In Fig. 3, we present the representative emulsion capacity and emulsion stability of the pressure-treated protein derived from P. brevitarsis seulensis. The control group and the 100 MPa treatment group had the highest (p<0.05) emulsion stability, and the emulsion stability tended to decrease with increasing hydrostatic pressure (Fig. 3A). In similar studies, it has been reported that pressure denaturation of animal proteins resulted in destabilizing interactions in emulsions that decreased the emulsion capacity of the protein (Villamonte et al., 2016; O'Sullivan et al., 2016). In addition, Mishyna et al. (2019) reported that the emulsion capacity of edible insect protein can be affected by the solubility, concentration, and hydrophobicity of the protein. In the present study, the emulsion stability of the pressure-treated protein solution varied over time, tending to decrease with increasing time in all treatment groups (Fig. 3B). Villamonte et al. (2016) reported that the emulsion stability improved when the proteins were treated at 200 MPa hydrostatic pressure, due to escaped droplets in the aggregated droplets network at oil droplet concentration. Mishyna et al. (2019) reported that the lower molecular weight of edible insect proteins might affect their emulsion stability.
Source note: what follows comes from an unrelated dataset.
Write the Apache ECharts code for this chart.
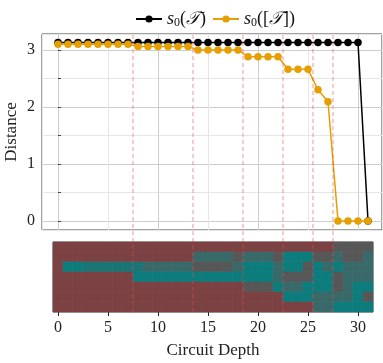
<!DOCTYPE html>
<html>
<head>
<meta charset="utf-8">
<script src="https://cdn.jsdelivr.net/npm/echarts@6/dist/echarts.min.js"></script>
<style>
  html, body { margin: 0; padding: 0; background: #fff; }
  #chart { width: 383px; height: 363px; }
</style>
</head>
<body>
<div id="chart"></div>
<script>
// circuit depth (x)
var depth = [0,1,2,3,4,5,6,7,8,9,10,11,12,13,14,15,16,17,18,19,20,21,22,23,24,25,26,27,28,29,30,31];
// s0(T)
var distPlain = [3.13,3.13,3.13,3.13,3.13,3.13,3.13,3.13,3.13,3.13,3.13,3.13,3.13,3.13,3.13,3.13,
                 3.13,3.13,3.13,3.13,3.13,3.13,3.13,3.13,3.13,3.13,3.13,3.13,3.13,3.13,3.13,0];
// s0([T])
var distClass = [3.10,3.10,3.10,3.10,3.10,3.10,3.10,3.10,3.06,3.06,3.06,3.06,3.06,3.06,3.00,3.00,
                 3.00,3.00,3.00,2.88,2.88,2.88,2.88,2.66,2.66,2.66,2.30,2.09,0,0,0,0];
// dashed separators
var cuts = [7.5, 13.5, 18.5, 22.5, 25.5, 27.5];

// strip below: 0 red, 1 teal, 2 grey, 3 grey-teal, 4 mid teal
var row0 = [0,0,0,0,0,0,0,0,0,0,0,0,0,0,0,0,0,0,0,0,0,0,0,0,0,0,0,0,2,2,2,2];
var row1 = [0,0,0,0,0,0,0,0,0,0,0,0,0,0,3,3,3,3,2,3,3,3,2,1,1,1,2,2,3,2,2,3];
var row2 = [0,1,1,4,4,4,4,4,4,3,3,3,3,3,2,2,2,2,3,1,1,1,3,1,1,2,1,3,1,3,3,3];
var row3 = [0,0,0,0,0,0,0,0,1,1,1,1,1,1,1,1,1,1,1,1,1,1,3,2,2,2,1,1,2,3,3,3];
var row4 = [0,0,0,0,0,0,0,0,0,0,0,0,0,0,0,0,0,0,0,2,2,2,1,3,3,1,1,1,2,3,1,1];
var row5 = [0,0,0,0,0,0,0,0,0,0,0,0,0,0,0,0,0,0,0,0,0,0,0,1,1,1,3,3,3,3,1,2];
var row6 = [0,0,0,0,0,0,0,0,0,0,0,0,0,0,0,0,0,0,0,0,0,0,0,0,0,0,3,3,1,1,1,1];
var rows = [row0, row1, row2, row3, row4, row5, row6];
var rowNames = ['0','1','2','3','4','5','6'];
var stateColors = ['#7b4143', '#0c7c7c', '#575757', '#3a6969', '#1b7575'];

var cells = [];
rows.forEach(function (r, j) {
  r.forEach(function (v, i) {
    cells.push({ value: [i, j, v], itemStyle: { color: stateColors[v] } });
  });
});

var serif = 'Liberation Serif';
var myChart = echarts.init(document.getElementById('chart'));

var series = [
  {
    name: 'plain', type: 'line', xAxisIndex: 0, yAxisIndex: 0,
    data: depth.map(function (d, i) { return [d, distPlain[i]]; }),
    symbol: 'circle', symbolSize: 7.5,
    itemStyle: { color: '#000' },
    lineStyle: { color: '#000', width: 1.5 },
    z: 3
  },
  {
    name: 'class', type: 'line', xAxisIndex: 0, yAxisIndex: 0,
    data: depth.map(function (d, i) { return [d, distClass[i]]; }),
    symbol: 'circle', symbolSize: 7.5,
    itemStyle: { color: '#e69f00' },
    lineStyle: { color: '#e69f00', width: 1.5 },
    z: 4
  },
  {
    name: 'strip', type: 'heatmap', xAxisIndex: 1, yAxisIndex: 1,
    data: cells,
    itemStyle: { borderColor: 'rgba(255,255,255,0.06)', borderWidth: 0.5 },
    emphasis: { disabled: true }
  }
];

// one dashed vertical per cut, spanning both panels
cuts.forEach(function (c) {
  series.push({
    name: 'cut' + c, type: 'line', xAxisIndex: 2, yAxisIndex: 2,
    data: [[c, 0], [c, 1]],
    symbol: 'none', silent: true, z: 10,
    lineStyle: { color: 'rgba(236,70,70,0.52)', type: [4, 3], width: 1.1 },
    emphasis: { disabled: true }
  });
});

var option = {
  animation: false,
  textStyle: { fontFamily: serif },
  legend: {
    top: 5,
    left: 130,
    itemWidth: 26,
    itemHeight: 9,
    itemGap: 6,
    data: ['plain', 'class'],
    formatter: function (name) {
      return name === 'plain'
        ? '{it|s}{sub|0}{n|(}{cal|𝒯}{n|)}'
        : '{it|s}{sub|0}{n|([}{cal|𝒯}{n|])}';
    },
    textStyle: {
      fontFamily: serif,
      rich: {
        it: { fontFamily: serif, fontStyle: 'italic', fontSize: 18, color: '#111' },
        sub: { fontFamily: serif, fontSize: 12, color: '#111', padding: [8, 0, 0, 0] },
        n: { fontFamily: serif, fontSize: 18, color: '#111' },
        cal: { fontFamily: serif, fontStyle: 'italic', fontSize: 18, color: '#111' }
      }
    }
  },
  grid: [
    { left: 42, right: 1, top: 34, height: 196, show: true, borderColor: '#444', borderWidth: 1,
      backgroundColor: 'transparent', containLabel: false, outerBoundsMode: 'none' },
    { left: 53, right: 10, top: 242, height: 70, show: true, borderColor: '#444', borderWidth: 1,
      backgroundColor: 'transparent', containLabel: false, outerBoundsMode: 'none' },
    { left: 42, right: 1, top: 34, bottom: 51, containLabel: false, outerBoundsMode: 'none' }
  ],
  xAxis: [
    {
      gridIndex: 0, type: 'value', min: -1.6, max: 32.4, splitNumber: 7,
      axisLine: { show: false }, axisTick: { show: false }, axisLabel: { show: false },
      splitLine: { show: true, lineStyle: { color: ['#e6e6e6', '#cdcdcd'], width: 1 } }
    },
    {
      gridIndex: 1, type: 'category', data: depth,
      axisLine: { show: false },
      axisTick: { show: true, alignWithLabel: true, length: 4, inside: false,
                  interval: function (i) { return i % 5 === 0; },
                  lineStyle: { color: '#222', width: 1 } },
      axisLabel: { show: true, margin: 8, fontFamily: serif, fontSize: 16, color: '#222',
                   interval: function (i) { return i % 5 === 0; } },
      splitLine: { show: false },
      name: 'Circuit Depth', nameLocation: 'middle', nameGap: 30,
      nameTextStyle: { fontFamily: serif, fontSize: 17, color: '#222' }
    },
    { gridIndex: 2, type: 'value', min: -1.6, max: 32.4, show: false }
  ],
  yAxis: [
    {
      gridIndex: 0, type: 'value', min: -0.16, max: 3.28, splitNumber: 7,
      axisLine: { show: false },
      axisTick: { show: true, inside: true, length: 3, lineStyle: { color: '#444' } },
      axisLabel: {
        show: true, margin: 7, fontFamily: serif, fontSize: 16, color: '#222',
        showMinLabel: false, showMaxLabel: false,
        formatter: function (v) { return Math.abs(v - Math.round(v)) < 1e-6 ? String(Math.round(v)) : ''; }
      },
      splitLine: { show: true, lineStyle: { color: ['#e6e6e6', '#cdcdcd'], width: 1 } },
      name: 'Distance', nameLocation: 'middle', nameGap: 22, nameRotate: 90, nameMoveOverlap: false,
      nameTextStyle: { fontFamily: serif, fontSize: 17, color: '#222' }
    },
    {
      gridIndex: 1, type: 'category', data: rowNames, inverse: true,
      axisLine: { show: false }, axisTick: { show: false }, axisLabel: { show: false }
    },
    { gridIndex: 2, type: 'value', min: 0, max: 1, show: false }
  ],
  series: series
};

myChart.setOption(option);
</script>
</body>
</html>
In the present study, we found that both the emulsion capacity and emulsion stability of the protein solution of P. brevitarsis seulensis can be improved with hydrostatic pressure treatment up to 200 MPa.

Fig. 3.

Emulsion capacity (A) and emulsion stability (B) of edible insect protein extracted at different pressure levels.

a–c Different alphabets on the top means that a significant difference at p<0.05. 1) P. brevitarsis seulensis was pressed at 0 (control), 100, 200, 300, 400, and 500 MPa.

Conclusion

With this study, we have demonstrated the technical functional properties of a protein solution of P. brevitarsis seulensis treated with high hydrostatic pressure. In general, edible insect proteins have poor technical functional properties compared to other animal proteins, and thus their utilization as a food material is currently insufficient. We applied high pressure to a protein solution from P. brevitarsis seulensis in order to demonstrate how the technical functional properties of edible insect protein can be improved. We confirmed the improvement of technical functional properties of P. brevitarsis seulensis proteins extracted under high pressure (200 MPa). In conclusion, we propose that high pressure treatment can improve the technical functional properties of proteins derived from edible insects, thereby increasing the utilization of edible insects as a protein resource.